Records from a collection
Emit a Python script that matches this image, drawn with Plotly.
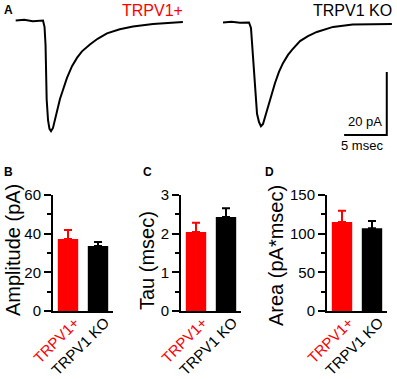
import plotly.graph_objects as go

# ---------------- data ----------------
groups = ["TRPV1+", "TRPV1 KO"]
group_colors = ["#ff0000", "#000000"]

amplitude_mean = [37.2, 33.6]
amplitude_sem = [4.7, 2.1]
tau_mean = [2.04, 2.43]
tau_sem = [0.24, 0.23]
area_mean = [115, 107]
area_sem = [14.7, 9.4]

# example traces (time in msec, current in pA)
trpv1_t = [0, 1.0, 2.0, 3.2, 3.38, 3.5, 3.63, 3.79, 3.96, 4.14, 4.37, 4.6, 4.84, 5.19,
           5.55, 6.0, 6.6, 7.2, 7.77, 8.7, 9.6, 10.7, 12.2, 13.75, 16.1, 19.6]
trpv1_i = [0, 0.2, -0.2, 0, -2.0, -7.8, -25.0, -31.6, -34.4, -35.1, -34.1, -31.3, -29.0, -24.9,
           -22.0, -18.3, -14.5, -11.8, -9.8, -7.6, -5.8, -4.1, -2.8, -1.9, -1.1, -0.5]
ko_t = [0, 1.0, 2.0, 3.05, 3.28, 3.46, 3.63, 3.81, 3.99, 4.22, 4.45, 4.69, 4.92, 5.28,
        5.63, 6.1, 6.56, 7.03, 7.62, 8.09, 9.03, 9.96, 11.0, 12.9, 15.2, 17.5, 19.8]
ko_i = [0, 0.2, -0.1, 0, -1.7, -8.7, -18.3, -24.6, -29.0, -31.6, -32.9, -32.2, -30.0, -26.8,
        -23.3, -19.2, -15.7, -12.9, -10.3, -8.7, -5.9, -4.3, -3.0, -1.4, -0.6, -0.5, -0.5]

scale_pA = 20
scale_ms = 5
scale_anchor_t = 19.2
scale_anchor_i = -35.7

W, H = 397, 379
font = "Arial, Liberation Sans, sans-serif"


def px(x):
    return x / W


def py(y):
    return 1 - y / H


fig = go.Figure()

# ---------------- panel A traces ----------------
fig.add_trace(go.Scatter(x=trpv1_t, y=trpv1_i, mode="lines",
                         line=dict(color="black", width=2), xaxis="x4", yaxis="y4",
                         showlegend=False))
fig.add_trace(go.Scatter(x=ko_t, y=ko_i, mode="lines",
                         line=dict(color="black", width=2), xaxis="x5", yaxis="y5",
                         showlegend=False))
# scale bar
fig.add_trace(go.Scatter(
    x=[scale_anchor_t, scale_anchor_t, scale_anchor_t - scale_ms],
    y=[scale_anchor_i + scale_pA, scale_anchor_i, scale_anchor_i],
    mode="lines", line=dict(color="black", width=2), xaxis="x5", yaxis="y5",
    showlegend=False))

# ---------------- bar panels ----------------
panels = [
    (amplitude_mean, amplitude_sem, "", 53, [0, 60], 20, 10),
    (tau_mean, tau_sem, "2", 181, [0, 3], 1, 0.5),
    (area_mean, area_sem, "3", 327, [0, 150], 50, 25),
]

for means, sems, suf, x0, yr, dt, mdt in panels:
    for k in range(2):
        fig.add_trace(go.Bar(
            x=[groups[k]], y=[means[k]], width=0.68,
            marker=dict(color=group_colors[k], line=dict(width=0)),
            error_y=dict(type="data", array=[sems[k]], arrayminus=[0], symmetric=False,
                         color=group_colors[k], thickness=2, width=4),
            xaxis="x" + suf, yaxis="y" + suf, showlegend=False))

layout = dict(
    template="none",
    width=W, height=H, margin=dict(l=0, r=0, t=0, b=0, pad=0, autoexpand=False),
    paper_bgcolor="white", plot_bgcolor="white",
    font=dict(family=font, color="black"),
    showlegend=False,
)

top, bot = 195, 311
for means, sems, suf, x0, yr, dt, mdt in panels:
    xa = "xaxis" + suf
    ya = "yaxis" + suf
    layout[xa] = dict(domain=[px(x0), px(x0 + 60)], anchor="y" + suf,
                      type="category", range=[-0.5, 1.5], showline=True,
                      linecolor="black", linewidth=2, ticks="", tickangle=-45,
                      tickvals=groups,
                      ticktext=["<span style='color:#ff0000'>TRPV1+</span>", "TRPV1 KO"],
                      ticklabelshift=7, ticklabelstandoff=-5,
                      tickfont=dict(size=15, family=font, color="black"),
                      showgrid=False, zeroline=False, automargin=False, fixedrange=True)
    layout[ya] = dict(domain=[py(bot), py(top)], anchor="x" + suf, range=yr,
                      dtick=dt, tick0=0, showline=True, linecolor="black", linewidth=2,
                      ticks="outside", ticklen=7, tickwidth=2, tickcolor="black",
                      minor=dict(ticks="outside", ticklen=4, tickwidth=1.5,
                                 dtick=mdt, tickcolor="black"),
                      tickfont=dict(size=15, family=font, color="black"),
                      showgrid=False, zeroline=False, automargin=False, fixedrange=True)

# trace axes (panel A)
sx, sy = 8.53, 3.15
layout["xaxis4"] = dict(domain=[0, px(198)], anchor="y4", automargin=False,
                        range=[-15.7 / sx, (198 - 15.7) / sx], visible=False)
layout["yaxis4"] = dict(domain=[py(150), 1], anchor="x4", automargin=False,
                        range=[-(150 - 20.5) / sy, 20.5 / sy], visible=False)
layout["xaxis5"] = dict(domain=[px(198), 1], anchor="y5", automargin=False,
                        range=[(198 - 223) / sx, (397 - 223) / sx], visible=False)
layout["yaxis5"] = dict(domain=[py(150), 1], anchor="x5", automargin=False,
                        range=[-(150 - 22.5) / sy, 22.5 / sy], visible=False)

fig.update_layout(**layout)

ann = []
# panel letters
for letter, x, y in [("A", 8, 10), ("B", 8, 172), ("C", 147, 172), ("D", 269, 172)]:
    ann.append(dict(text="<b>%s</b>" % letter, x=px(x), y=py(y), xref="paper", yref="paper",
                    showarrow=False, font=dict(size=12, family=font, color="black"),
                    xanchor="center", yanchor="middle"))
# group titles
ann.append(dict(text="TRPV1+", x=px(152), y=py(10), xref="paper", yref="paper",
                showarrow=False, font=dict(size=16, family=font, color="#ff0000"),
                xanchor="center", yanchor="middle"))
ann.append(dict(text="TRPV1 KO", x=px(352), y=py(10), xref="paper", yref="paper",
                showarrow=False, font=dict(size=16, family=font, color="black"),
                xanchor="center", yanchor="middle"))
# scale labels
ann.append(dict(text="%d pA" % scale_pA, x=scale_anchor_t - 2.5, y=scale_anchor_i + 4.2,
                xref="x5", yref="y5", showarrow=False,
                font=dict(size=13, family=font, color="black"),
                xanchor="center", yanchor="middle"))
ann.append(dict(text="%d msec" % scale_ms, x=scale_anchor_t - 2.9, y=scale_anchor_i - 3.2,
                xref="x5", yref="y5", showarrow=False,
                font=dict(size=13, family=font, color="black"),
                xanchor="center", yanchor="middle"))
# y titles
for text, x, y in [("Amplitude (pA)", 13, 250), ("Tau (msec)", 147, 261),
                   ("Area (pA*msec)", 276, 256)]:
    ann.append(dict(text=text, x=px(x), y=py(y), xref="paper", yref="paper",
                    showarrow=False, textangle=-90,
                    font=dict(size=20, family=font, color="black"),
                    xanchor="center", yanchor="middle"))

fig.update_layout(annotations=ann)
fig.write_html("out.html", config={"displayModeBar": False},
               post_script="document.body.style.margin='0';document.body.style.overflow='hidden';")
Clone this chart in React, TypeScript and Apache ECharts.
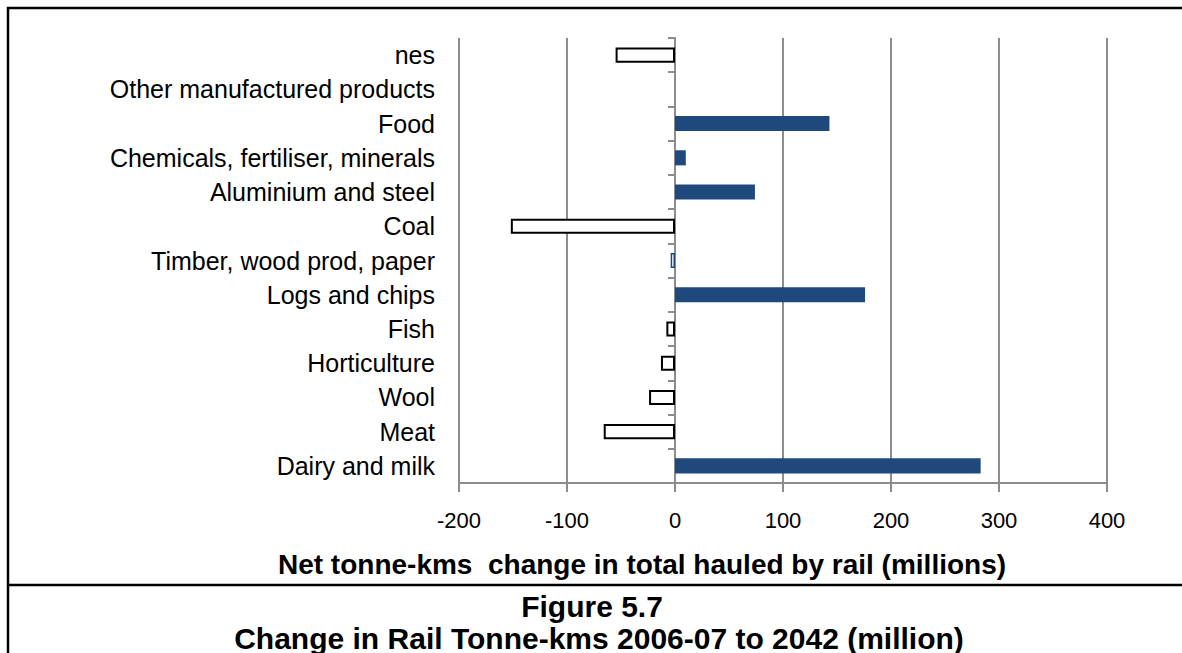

* _Exercise directions_
Copy nothing past the line containing "area_sem = [14.7, 9.4]": reproduce every line from the start of the records up to it, skipping pictures.

* _Response to the exercise_
Emit a Python script that matches this image, drawn with Plotly.
import plotly.graph_objects as go

# ---------------- data ----------------
groups = ["TRPV1+", "TRPV1 KO"]
group_colors = ["#ff0000", "#000000"]

amplitude_mean = [37.2, 33.6]
amplitude_sem = [4.7, 2.1]
tau_mean = [2.04, 2.43]
tau_sem = [0.24, 0.23]
area_mean = [115, 107]
area_sem = [14.7, 9.4]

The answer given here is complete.